● BRIEF
Pictures are to be left out. Copy exactly the lines from the one containing "Write a Python" to the one containing "import plotly.graph_objects as go", both ends kept.

## START SUPPLIED INFORMATION

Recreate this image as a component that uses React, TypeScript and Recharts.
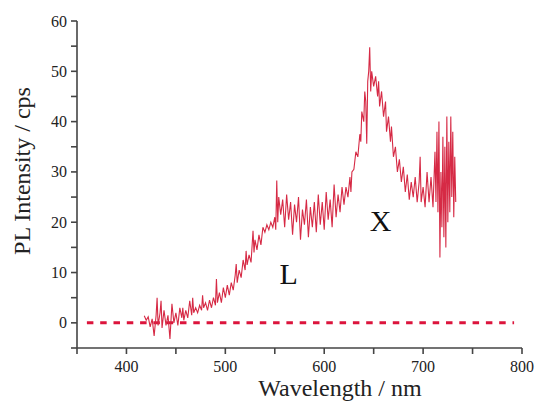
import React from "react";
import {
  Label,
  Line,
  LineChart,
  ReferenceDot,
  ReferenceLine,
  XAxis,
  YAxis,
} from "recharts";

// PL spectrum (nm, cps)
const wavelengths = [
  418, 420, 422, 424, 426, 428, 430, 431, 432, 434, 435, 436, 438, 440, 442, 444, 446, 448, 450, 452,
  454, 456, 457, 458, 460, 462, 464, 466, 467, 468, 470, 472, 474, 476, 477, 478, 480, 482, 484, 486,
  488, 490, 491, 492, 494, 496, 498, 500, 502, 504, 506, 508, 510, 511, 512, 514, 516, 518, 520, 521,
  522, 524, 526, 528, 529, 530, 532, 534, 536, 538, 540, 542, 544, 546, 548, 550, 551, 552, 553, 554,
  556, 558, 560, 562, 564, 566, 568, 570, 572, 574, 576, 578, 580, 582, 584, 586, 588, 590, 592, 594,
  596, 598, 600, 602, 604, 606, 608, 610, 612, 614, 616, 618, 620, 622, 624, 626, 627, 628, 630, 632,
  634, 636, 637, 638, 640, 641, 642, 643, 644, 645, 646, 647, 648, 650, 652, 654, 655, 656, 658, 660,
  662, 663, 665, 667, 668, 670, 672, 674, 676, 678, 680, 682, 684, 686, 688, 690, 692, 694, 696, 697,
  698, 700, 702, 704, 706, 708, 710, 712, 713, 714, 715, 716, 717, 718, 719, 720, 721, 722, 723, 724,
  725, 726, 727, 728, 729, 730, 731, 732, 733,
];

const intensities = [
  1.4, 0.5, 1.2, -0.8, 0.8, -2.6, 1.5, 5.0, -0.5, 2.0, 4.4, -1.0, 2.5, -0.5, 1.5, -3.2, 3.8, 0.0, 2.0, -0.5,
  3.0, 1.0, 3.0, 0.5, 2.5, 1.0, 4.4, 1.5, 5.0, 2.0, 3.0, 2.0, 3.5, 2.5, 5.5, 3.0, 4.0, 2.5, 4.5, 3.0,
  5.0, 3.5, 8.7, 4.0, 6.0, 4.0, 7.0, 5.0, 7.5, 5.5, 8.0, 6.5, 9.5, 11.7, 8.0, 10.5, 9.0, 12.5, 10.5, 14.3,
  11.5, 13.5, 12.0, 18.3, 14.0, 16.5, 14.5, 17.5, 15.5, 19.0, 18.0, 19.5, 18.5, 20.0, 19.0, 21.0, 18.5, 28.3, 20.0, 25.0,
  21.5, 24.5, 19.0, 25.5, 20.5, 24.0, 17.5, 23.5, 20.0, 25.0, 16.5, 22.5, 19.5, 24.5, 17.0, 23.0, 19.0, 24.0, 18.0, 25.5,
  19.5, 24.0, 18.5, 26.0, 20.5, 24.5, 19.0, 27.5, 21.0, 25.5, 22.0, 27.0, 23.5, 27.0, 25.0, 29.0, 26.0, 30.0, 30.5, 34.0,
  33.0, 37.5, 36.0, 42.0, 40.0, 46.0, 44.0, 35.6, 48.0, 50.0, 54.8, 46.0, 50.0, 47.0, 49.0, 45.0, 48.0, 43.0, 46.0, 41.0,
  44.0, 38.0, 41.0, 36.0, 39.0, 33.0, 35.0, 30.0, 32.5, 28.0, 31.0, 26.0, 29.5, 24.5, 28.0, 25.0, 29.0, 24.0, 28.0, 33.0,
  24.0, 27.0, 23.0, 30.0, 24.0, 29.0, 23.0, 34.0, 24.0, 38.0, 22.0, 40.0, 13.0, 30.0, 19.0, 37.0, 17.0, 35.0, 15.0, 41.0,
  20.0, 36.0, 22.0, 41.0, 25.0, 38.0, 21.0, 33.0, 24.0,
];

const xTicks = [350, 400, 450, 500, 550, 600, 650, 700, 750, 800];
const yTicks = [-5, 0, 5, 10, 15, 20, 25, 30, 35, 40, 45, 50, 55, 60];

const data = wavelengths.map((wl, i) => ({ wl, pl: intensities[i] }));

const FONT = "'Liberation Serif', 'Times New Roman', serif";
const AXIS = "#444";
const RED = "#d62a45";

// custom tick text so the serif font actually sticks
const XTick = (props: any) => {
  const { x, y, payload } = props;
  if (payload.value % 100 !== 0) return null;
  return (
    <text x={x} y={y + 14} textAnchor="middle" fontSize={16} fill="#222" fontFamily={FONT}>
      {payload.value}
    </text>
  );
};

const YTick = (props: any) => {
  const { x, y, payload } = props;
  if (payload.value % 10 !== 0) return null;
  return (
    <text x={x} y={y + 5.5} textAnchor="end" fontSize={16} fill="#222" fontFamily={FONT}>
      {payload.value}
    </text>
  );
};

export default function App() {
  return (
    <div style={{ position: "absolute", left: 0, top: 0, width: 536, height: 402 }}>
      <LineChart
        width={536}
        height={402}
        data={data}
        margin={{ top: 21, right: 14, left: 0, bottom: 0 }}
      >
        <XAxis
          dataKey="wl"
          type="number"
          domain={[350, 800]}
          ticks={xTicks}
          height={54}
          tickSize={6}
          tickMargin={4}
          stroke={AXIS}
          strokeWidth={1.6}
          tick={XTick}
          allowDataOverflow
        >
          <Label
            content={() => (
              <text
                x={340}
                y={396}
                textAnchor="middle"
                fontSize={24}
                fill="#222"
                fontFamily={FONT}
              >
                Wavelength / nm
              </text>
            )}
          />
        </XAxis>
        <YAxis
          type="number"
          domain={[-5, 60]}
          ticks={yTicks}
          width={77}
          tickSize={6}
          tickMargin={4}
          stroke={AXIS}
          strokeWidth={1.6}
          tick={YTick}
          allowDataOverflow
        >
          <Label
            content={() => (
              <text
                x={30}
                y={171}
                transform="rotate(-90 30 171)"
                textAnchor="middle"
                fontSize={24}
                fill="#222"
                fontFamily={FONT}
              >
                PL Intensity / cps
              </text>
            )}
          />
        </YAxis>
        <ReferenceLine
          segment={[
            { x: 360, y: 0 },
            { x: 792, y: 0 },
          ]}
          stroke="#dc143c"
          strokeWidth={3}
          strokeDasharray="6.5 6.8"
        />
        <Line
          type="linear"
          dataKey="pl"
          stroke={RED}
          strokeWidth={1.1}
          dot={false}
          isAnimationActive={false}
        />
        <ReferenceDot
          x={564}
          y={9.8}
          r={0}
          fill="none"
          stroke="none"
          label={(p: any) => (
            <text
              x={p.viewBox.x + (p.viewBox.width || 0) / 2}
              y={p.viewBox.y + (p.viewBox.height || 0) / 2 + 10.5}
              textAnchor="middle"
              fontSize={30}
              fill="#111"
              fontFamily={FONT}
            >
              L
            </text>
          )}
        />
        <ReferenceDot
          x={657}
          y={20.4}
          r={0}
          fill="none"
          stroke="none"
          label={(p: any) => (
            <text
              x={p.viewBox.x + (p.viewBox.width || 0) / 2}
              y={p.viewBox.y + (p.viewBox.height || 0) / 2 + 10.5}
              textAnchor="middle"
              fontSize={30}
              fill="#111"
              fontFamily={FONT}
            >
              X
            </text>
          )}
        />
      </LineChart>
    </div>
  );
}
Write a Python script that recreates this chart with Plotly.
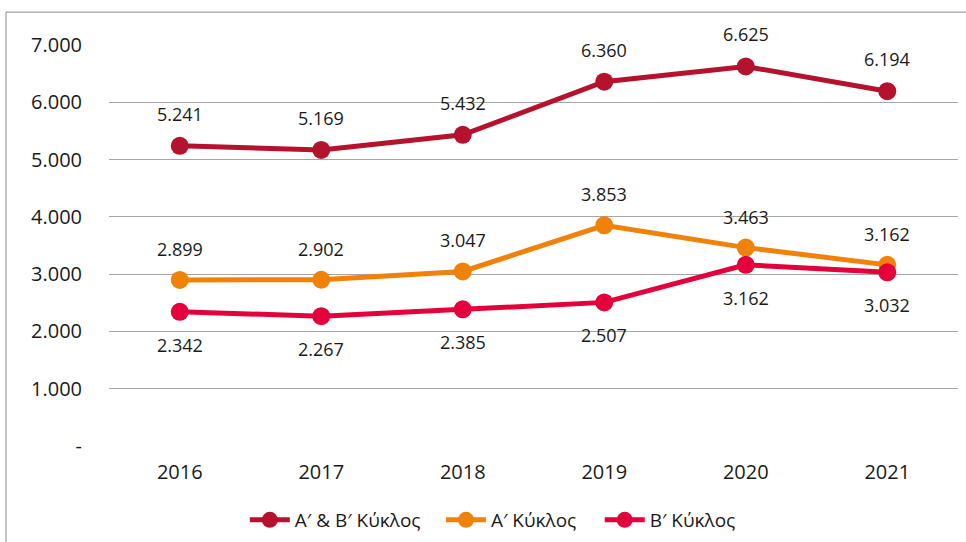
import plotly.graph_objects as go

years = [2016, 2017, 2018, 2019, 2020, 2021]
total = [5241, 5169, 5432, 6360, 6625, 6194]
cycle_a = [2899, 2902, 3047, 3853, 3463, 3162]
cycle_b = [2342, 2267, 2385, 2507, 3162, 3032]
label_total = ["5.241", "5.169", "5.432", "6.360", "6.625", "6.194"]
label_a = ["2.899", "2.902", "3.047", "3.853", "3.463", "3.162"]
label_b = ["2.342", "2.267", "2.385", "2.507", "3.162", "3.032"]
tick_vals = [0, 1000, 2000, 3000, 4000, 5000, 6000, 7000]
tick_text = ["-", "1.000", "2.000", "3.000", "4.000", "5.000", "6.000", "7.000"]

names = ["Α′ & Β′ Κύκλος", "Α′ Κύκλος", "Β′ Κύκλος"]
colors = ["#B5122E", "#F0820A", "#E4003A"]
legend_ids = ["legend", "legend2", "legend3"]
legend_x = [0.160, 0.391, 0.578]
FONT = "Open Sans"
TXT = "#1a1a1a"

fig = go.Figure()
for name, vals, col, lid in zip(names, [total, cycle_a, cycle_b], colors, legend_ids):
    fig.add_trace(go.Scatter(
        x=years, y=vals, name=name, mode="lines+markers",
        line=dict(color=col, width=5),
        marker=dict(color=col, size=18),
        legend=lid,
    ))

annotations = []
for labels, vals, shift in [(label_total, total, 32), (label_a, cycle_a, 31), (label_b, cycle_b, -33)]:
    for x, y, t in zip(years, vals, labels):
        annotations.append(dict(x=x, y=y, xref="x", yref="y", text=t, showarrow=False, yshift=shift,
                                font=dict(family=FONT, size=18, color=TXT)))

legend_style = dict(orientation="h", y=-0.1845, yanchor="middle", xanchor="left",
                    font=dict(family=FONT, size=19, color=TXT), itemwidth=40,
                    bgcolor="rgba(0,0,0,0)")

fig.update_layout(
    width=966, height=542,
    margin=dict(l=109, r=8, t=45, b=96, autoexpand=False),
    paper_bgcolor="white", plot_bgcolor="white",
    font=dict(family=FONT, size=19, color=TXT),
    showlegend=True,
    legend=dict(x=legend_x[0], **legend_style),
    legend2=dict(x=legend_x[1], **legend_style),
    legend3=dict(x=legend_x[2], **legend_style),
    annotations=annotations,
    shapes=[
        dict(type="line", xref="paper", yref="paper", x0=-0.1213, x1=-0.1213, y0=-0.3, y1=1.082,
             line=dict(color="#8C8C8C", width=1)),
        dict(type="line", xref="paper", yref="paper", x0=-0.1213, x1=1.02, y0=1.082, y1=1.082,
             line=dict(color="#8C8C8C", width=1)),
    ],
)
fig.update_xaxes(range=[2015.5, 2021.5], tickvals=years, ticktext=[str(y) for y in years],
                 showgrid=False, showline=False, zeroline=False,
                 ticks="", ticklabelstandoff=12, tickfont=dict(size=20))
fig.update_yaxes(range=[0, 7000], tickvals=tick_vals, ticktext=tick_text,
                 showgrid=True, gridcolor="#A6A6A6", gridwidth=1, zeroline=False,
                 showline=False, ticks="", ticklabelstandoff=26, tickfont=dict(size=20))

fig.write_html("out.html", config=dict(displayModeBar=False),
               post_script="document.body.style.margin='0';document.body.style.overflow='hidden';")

## END SUPPLIED INFORMATION

● SOLUTION TO THE EXERCISE
Write a Python script that recreates this chart with Plotly.
import plotly.graph_objects as go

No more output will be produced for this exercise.